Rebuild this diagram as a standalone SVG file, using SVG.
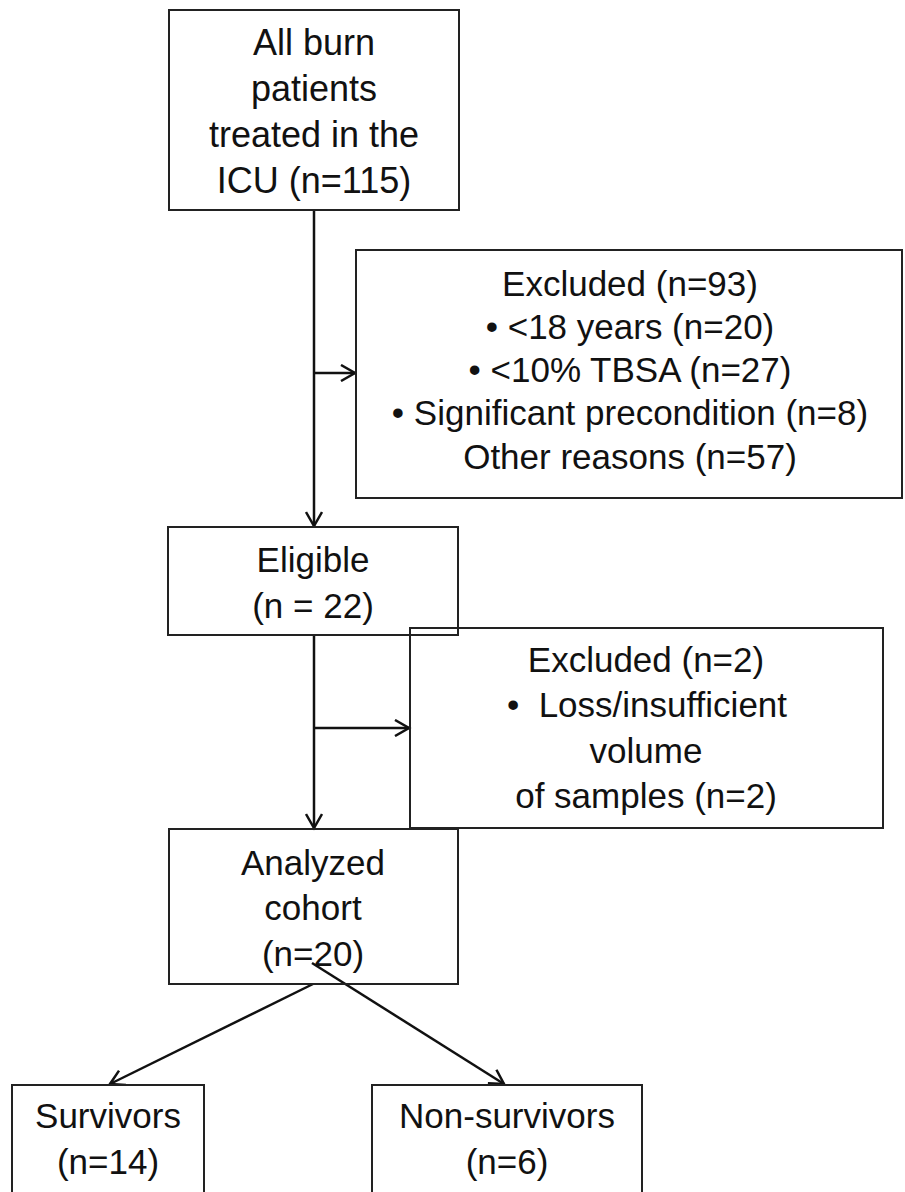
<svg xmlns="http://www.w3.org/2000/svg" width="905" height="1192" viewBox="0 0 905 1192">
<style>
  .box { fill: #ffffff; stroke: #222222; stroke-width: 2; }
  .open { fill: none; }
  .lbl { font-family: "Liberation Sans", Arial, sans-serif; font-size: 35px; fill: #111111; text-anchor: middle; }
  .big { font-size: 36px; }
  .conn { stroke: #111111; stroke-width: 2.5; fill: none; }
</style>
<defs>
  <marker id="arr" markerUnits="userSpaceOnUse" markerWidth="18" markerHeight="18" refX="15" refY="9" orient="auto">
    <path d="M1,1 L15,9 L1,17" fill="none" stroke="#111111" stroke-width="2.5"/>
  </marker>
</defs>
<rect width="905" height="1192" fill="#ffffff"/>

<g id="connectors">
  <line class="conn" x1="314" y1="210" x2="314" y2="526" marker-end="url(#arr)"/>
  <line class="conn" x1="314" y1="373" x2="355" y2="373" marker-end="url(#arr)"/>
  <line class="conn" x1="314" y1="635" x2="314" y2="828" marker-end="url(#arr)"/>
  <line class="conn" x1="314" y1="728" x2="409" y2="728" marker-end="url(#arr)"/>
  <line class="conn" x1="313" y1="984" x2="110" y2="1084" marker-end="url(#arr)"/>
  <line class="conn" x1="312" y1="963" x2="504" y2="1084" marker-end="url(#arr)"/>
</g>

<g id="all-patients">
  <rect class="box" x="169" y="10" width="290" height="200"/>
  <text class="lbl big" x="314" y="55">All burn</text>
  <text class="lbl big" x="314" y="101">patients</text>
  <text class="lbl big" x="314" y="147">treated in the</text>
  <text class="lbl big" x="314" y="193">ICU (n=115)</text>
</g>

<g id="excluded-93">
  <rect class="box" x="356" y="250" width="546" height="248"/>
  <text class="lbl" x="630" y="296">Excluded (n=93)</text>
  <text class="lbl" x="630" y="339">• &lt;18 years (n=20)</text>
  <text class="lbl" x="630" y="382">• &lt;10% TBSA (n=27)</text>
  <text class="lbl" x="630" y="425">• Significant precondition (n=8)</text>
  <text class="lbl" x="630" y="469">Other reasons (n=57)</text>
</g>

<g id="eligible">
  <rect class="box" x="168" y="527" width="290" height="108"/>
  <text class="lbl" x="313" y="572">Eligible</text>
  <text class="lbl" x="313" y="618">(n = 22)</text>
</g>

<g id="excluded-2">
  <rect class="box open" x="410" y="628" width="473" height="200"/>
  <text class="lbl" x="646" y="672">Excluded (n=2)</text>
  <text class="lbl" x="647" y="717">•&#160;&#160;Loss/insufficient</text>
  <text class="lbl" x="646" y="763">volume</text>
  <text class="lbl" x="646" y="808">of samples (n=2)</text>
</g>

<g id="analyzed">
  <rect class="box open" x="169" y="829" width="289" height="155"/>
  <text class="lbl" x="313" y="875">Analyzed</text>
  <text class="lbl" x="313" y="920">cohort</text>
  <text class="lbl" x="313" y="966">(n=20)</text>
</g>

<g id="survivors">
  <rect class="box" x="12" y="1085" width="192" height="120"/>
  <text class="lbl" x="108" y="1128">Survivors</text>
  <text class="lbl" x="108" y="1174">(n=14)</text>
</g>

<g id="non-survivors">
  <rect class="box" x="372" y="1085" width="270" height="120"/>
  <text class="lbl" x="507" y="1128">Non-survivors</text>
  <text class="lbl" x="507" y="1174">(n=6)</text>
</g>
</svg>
• • •
■ Job:
Omit every picture, then reproduce the rest of the listing exactly.

■ Answer below:
Rebuild this diagram as a standalone SVG file, using SVG.
<svg xmlns="http://www.w3.org/2000/svg" width="905" height="1192" viewBox="0 0 905 1192">
<style>
  .box { fill: #ffffff; stroke: #222222; stroke-width: 2; }
  .open { fill: none; }
  .lbl { font-family: "Liberation Sans", Arial, sans-serif; font-size: 35px; fill: #111111; text-anchor: middle; }
  .big { font-size: 36px; }
  .conn { stroke: #111111; stroke-width: 2.5; fill: none; }
</style>
<defs>
  <marker id="arr" markerUnits="userSpaceOnUse" markerWidth="18" markerHeight="18" refX="15" refY="9" orient="auto">
    <path d="M1,1 L15,9 L1,17" fill="none" stroke="#111111" stroke-width="2.5"/>
  </marker>
</defs>
<rect width="905" height="1192" fill="#ffffff"/>

<g id="connectors">
  <line class="conn" x1="314" y1="210" x2="314" y2="526" marker-end="url(#arr)"/>
  <line class="conn" x1="314" y1="373" x2="355" y2="373" marker-end="url(#arr)"/>
  <line class="conn" x1="314" y1="635" x2="314" y2="828" marker-end="url(#arr)"/>
  <line class="conn" x1="314" y1="728" x2="409" y2="728" marker-end="url(#arr)"/>
  <line class="conn" x1="313" y1="984" x2="110" y2="1084" marker-end="url(#arr)"/>
  <line class="conn" x1="312" y1="963" x2="504" y2="1084" marker-end="url(#arr)"/>
</g>

<g id="all-patients">
  <rect class="box" x="169" y="10" width="290" height="200"/>
  <text class="lbl big" x="314" y="55">All burn</text>
  <text class="lbl big" x="314" y="101">patients</text>
  <text class="lbl big" x="314" y="147">treated in the</text>
  <text class="lbl big" x="314" y="193">ICU (n=115)</text>
</g>

<g id="excluded-93">
  <rect class="box" x="356" y="250" width="546" height="248"/>
  <text class="lbl" x="630" y="296">Excluded (n=93)</text>
  <text class="lbl" x="630" y="339">• &lt;18 years (n=20)</text>
  <text class="lbl" x="630" y="382">• &lt;10% TBSA (n=27)</text>
  <text class="lbl" x="630" y="425">• Significant precondition (n=8)</text>
  <text class="lbl" x="630" y="469">Other reasons (n=57)</text>
</g>

<g id="eligible">
  <rect class="box" x="168" y="527" width="290" height="108"/>
  <text class="lbl" x="313" y="572">Eligible</text>
  <text class="lbl" x="313" y="618">(n = 22)</text>
</g>

<g id="excluded-2">
  <rect class="box open" x="410" y="628" width="473" height="200"/>
  <text class="lbl" x="646" y="672">Excluded (n=2)</text>
  <text class="lbl" x="647" y="717">•&#160;&#160;Loss/insufficient</text>
  <text class="lbl" x="646" y="763">volume</text>
  <text class="lbl" x="646" y="808">of samples (n=2)</text>
</g>

<g id="analyzed">
  <rect class="box open" x="169" y="829" width="289" height="155"/>
  <text class="lbl" x="313" y="875">Analyzed</text>
  <text class="lbl" x="313" y="920">cohort</text>
  <text class="lbl" x="313" y="966">(n=20)</text>
</g>

<g id="survivors">
  <rect class="box" x="12" y="1085" width="192" height="120"/>
  <text class="lbl" x="108" y="1128">Survivors</text>
  <text class="lbl" x="108" y="1174">(n=14)</text>
</g>

<g id="non-survivors">
  <rect class="box" x="372" y="1085" width="270" height="120"/>
  <text class="lbl" x="507" y="1128">Non-survivors</text>
  <text class="lbl" x="507" y="1174">(n=6)</text>
</g>
</svg>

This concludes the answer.